> _Exercise objective_
Everything from the line with "Give me the" through the line with "import * as d3 from 'd3';", inclusive, should be repeated exactly, except the pictures.

> _Given data_
=-=-=-=-=

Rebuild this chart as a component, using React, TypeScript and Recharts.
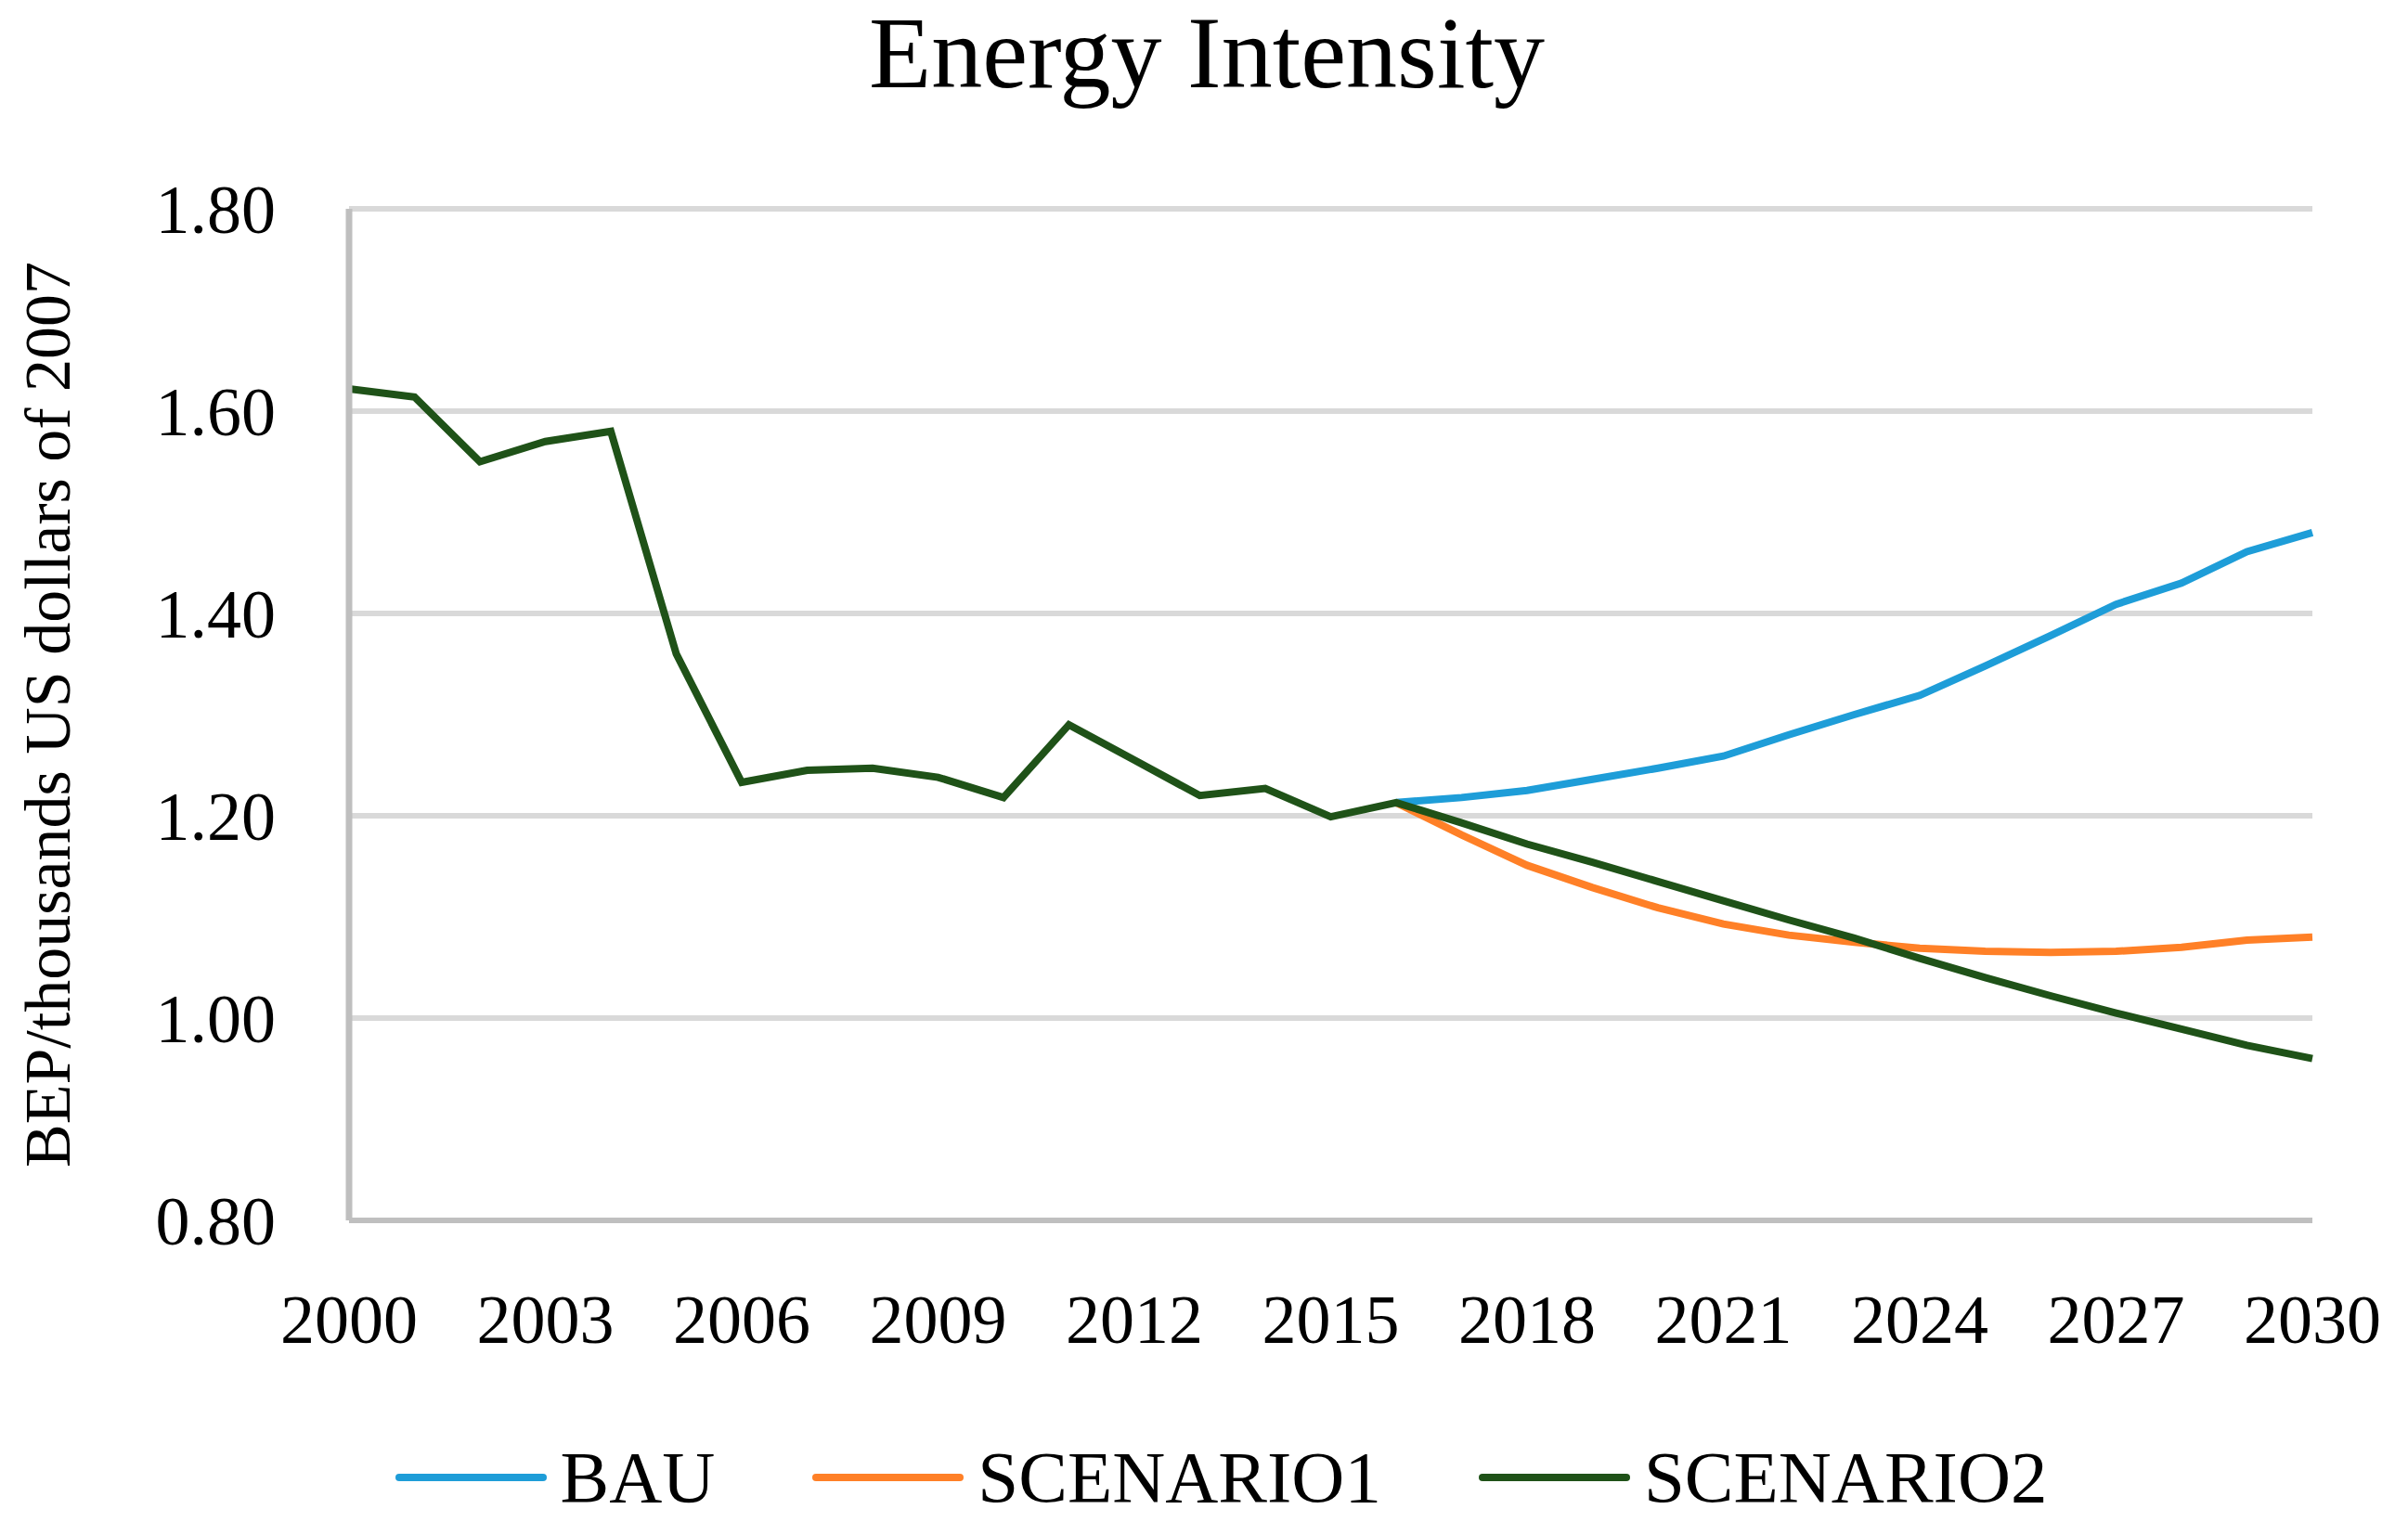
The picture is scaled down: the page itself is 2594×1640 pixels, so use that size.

=-=-=-=-=

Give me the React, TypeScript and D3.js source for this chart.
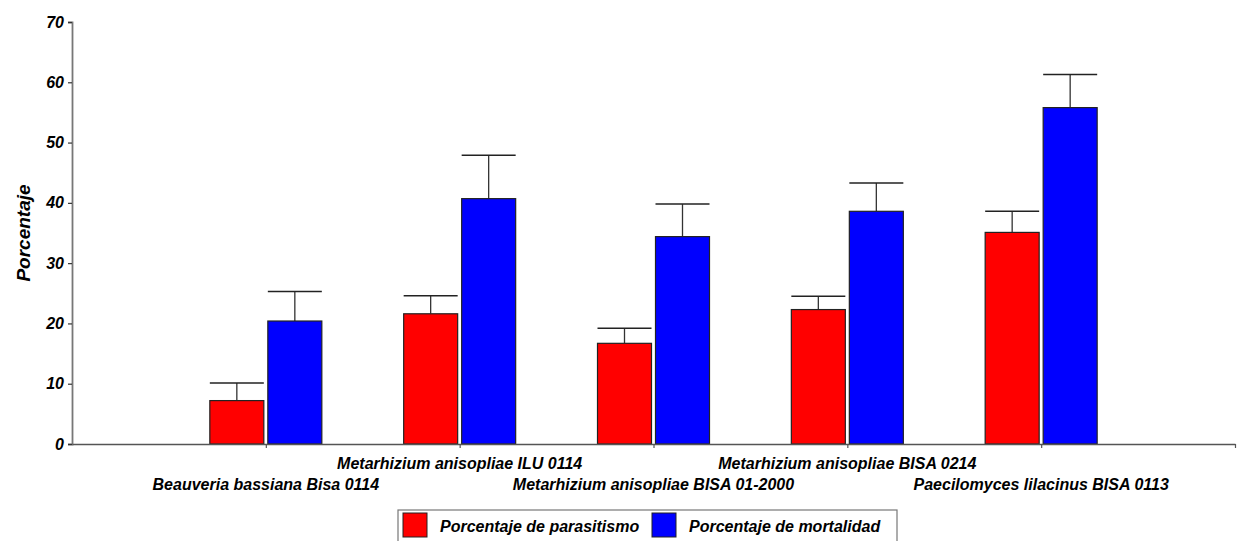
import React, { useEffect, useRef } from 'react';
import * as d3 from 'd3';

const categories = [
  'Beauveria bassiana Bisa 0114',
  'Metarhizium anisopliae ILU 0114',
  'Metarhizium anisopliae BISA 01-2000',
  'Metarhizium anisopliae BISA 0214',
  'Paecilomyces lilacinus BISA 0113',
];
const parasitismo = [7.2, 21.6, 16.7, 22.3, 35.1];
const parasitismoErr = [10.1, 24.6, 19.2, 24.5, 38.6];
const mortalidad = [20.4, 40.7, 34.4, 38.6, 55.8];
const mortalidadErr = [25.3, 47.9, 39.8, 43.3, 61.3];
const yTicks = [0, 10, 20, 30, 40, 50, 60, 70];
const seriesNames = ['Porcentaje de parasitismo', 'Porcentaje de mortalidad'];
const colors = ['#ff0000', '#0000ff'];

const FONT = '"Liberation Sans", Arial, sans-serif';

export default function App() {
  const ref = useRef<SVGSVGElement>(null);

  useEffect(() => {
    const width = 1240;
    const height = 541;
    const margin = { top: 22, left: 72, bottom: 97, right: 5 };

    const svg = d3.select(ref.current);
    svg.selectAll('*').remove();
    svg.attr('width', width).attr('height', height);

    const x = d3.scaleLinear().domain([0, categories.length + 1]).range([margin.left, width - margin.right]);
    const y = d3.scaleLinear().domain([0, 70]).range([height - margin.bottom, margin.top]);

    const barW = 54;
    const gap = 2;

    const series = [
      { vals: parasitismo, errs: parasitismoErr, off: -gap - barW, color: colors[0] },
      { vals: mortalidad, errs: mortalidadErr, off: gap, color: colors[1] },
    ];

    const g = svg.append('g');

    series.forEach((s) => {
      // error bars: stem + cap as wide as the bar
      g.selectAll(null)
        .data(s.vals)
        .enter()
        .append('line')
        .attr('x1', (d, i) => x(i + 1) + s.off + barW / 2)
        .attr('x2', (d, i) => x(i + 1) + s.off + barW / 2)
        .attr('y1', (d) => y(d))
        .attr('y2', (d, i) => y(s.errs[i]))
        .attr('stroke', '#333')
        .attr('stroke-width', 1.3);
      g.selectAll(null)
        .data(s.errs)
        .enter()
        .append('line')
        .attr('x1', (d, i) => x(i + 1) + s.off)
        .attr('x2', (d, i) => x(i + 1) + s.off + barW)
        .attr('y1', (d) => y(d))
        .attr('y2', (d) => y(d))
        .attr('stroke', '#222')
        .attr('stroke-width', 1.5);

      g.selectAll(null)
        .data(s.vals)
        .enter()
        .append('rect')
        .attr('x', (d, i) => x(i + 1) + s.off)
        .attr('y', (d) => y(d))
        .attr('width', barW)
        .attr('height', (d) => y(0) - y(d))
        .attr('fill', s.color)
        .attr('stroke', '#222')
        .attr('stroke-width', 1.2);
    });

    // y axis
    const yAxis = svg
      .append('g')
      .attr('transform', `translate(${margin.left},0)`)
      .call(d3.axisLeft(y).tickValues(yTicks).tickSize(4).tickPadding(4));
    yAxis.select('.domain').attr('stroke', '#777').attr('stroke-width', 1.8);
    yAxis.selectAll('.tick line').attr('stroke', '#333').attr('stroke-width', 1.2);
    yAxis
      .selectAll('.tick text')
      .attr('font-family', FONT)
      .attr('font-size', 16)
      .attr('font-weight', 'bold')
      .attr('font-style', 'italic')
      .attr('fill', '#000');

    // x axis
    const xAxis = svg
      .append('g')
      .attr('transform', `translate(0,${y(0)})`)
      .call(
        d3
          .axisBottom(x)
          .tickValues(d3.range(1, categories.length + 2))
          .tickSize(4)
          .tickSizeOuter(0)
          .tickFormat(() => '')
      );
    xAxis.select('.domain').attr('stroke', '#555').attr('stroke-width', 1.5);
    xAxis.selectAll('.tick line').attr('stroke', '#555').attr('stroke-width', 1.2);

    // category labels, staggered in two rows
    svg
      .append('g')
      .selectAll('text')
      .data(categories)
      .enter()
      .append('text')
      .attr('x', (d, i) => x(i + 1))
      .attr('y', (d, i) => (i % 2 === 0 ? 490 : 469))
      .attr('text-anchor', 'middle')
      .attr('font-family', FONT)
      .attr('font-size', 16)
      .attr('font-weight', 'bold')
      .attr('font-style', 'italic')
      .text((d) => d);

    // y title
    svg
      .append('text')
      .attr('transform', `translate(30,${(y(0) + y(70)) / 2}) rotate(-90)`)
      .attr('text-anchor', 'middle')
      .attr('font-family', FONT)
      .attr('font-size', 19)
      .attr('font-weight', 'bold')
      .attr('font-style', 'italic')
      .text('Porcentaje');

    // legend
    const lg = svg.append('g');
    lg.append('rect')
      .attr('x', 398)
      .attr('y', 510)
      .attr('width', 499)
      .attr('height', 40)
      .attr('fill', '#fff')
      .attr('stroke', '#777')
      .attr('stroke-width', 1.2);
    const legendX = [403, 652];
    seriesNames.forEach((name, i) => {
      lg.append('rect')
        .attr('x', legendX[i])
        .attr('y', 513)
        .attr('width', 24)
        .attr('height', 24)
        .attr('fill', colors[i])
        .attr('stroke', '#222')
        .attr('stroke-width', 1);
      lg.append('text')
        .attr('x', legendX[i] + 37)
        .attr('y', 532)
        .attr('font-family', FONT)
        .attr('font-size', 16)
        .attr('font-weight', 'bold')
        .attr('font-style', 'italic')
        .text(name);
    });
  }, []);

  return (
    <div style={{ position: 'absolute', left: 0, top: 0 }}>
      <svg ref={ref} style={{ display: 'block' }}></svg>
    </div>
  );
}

=-=-=-=-=

> _Response below_
Give me the React, TypeScript and D3.js source for this chart.
import React, { useEffect, useRef } from 'react';
import * as d3 from 'd3';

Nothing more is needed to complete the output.